▸ **DATA SECTION**:

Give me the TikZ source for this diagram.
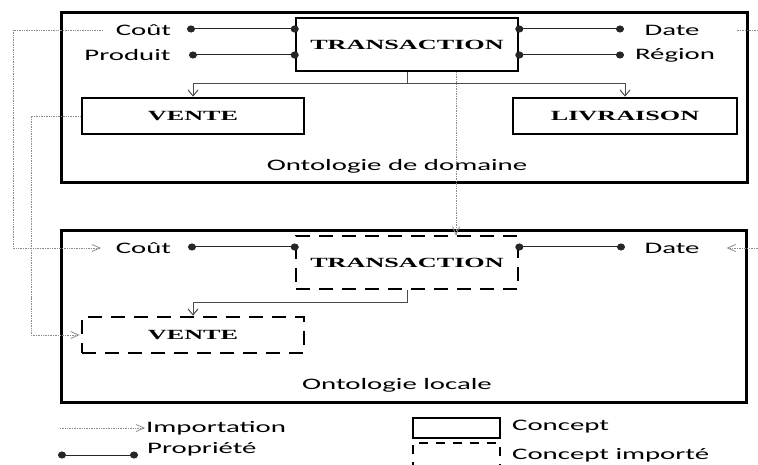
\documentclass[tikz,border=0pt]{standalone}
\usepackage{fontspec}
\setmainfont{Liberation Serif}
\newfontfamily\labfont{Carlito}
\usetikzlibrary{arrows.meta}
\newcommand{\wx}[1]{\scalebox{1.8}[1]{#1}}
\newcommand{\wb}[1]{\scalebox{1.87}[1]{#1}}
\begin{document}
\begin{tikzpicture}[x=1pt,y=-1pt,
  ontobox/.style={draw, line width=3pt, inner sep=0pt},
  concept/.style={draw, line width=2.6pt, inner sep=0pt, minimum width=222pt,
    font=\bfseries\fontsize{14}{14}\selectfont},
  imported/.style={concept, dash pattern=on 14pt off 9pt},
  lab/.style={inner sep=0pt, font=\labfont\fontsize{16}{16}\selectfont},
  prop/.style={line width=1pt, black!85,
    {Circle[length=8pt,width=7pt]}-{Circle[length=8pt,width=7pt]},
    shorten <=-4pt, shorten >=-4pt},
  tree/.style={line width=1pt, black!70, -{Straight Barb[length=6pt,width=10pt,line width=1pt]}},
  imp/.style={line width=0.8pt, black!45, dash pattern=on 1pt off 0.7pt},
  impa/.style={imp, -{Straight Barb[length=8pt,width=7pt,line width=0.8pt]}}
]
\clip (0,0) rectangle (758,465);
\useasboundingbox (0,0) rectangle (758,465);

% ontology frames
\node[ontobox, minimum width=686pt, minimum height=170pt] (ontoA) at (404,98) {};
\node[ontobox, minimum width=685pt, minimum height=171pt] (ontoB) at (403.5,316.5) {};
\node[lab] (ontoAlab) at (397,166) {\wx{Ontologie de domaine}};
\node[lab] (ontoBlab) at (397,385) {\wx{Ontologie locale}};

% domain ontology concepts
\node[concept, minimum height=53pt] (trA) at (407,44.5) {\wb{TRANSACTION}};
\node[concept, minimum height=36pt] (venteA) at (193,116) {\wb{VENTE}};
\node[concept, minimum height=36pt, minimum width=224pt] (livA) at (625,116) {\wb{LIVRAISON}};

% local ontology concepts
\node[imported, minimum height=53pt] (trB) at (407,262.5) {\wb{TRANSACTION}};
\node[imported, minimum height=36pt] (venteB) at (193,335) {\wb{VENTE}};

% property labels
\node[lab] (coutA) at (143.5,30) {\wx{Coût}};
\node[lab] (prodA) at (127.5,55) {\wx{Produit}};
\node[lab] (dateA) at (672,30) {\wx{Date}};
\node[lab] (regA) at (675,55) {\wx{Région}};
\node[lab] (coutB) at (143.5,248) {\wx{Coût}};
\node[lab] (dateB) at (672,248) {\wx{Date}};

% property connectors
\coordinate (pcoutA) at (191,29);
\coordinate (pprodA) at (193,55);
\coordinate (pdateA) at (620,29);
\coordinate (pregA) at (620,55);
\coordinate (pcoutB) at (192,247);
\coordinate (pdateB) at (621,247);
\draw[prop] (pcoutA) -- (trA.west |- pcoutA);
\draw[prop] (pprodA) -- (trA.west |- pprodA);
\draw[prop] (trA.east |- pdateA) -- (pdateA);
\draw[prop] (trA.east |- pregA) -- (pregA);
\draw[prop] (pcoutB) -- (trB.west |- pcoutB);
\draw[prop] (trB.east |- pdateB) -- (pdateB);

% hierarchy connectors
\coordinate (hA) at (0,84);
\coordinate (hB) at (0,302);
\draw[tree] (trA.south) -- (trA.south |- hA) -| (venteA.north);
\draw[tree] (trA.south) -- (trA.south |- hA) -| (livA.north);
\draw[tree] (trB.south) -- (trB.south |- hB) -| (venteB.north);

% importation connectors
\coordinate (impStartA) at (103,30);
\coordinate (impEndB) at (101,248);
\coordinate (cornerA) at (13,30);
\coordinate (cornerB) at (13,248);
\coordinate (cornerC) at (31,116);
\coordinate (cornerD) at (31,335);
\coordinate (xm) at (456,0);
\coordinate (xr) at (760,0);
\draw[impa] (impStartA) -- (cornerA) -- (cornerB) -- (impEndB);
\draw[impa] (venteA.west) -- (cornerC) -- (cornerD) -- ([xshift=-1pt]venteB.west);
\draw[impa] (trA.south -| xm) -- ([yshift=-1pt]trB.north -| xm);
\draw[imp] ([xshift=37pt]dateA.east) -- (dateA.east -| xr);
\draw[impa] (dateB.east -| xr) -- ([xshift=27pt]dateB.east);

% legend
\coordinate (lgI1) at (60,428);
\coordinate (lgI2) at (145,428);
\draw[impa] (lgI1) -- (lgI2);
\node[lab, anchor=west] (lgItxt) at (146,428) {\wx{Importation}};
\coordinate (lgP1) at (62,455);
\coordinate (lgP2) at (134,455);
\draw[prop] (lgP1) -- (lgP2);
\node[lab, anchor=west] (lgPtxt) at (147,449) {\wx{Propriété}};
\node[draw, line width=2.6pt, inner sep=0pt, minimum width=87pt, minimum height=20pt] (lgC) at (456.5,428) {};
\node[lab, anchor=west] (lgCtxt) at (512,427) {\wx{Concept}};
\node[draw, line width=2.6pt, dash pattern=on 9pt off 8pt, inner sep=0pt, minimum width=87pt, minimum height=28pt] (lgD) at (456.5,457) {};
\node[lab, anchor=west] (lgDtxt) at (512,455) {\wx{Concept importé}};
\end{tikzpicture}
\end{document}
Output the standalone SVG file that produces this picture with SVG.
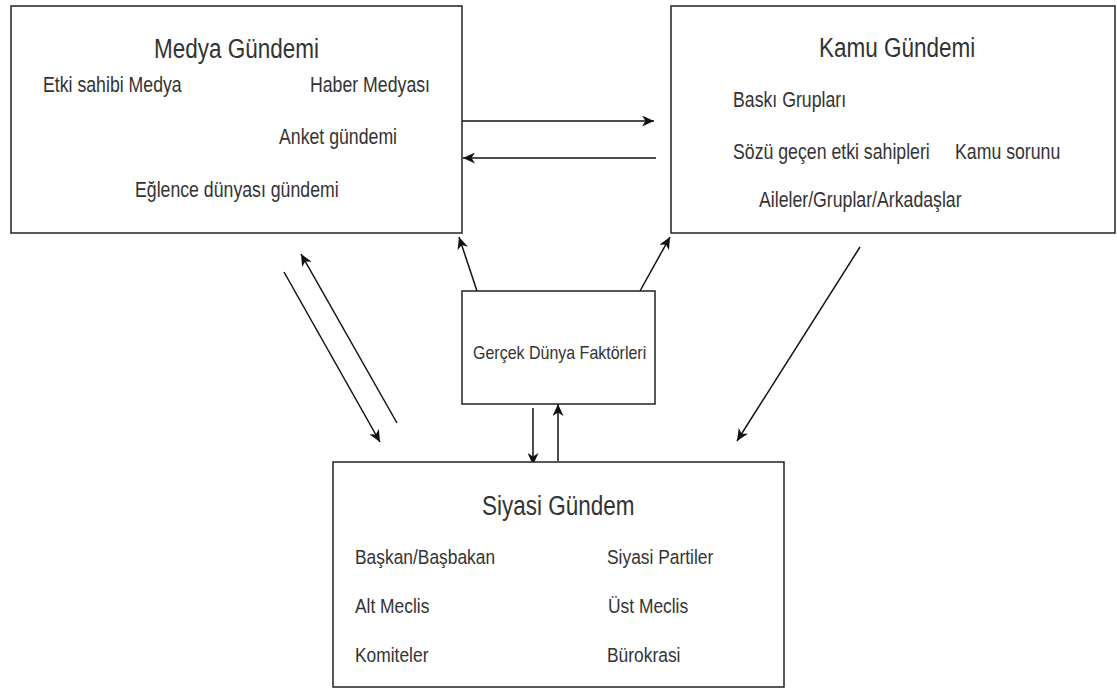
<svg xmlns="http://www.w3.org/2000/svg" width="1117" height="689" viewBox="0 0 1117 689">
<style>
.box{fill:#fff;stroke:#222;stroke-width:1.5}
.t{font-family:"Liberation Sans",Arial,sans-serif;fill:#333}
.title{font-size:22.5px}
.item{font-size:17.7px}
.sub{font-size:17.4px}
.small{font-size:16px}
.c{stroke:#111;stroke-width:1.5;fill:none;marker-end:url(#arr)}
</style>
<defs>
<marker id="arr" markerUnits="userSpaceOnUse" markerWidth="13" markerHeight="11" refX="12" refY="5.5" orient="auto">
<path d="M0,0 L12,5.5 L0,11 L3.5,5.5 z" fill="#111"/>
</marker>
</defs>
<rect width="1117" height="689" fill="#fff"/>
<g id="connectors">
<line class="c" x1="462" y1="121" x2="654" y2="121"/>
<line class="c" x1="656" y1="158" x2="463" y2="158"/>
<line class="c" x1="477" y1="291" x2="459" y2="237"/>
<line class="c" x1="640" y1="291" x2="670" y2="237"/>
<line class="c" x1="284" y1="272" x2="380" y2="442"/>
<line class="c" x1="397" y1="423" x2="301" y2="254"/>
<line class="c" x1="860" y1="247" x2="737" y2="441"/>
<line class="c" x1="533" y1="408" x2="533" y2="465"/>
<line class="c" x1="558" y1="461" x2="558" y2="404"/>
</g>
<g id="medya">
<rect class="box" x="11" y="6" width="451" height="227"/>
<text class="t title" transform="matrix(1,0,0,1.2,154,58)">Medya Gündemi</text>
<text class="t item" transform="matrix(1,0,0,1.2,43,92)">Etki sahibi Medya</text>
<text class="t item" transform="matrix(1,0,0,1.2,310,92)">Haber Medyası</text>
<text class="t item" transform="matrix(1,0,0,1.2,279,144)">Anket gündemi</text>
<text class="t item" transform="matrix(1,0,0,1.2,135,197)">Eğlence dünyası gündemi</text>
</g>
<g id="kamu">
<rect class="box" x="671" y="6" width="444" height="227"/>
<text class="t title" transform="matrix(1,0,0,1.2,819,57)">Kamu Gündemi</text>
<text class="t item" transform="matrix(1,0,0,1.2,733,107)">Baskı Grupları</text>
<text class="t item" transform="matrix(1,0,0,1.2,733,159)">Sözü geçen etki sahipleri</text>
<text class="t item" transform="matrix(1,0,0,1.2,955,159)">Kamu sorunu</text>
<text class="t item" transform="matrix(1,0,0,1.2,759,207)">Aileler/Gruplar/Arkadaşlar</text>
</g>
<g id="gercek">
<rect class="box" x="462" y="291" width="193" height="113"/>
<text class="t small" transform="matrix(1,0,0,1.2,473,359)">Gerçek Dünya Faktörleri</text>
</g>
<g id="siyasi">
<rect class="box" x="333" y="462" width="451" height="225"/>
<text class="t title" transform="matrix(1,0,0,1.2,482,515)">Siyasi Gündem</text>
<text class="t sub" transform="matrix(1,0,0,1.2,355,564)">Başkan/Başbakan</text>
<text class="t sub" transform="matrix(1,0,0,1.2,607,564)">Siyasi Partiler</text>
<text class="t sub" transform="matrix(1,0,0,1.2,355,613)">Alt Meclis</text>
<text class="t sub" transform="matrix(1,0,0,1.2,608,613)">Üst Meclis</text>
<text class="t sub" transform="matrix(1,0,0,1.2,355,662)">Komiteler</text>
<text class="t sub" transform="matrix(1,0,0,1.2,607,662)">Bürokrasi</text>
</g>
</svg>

▸ **WHAT IS ASKED**:
In the records above, find the lines containing "this" and copy them.

▸ **FINISHED EXERCISE**:
Give me the TikZ source for this diagram.
Output the standalone SVG file that produces this picture with SVG.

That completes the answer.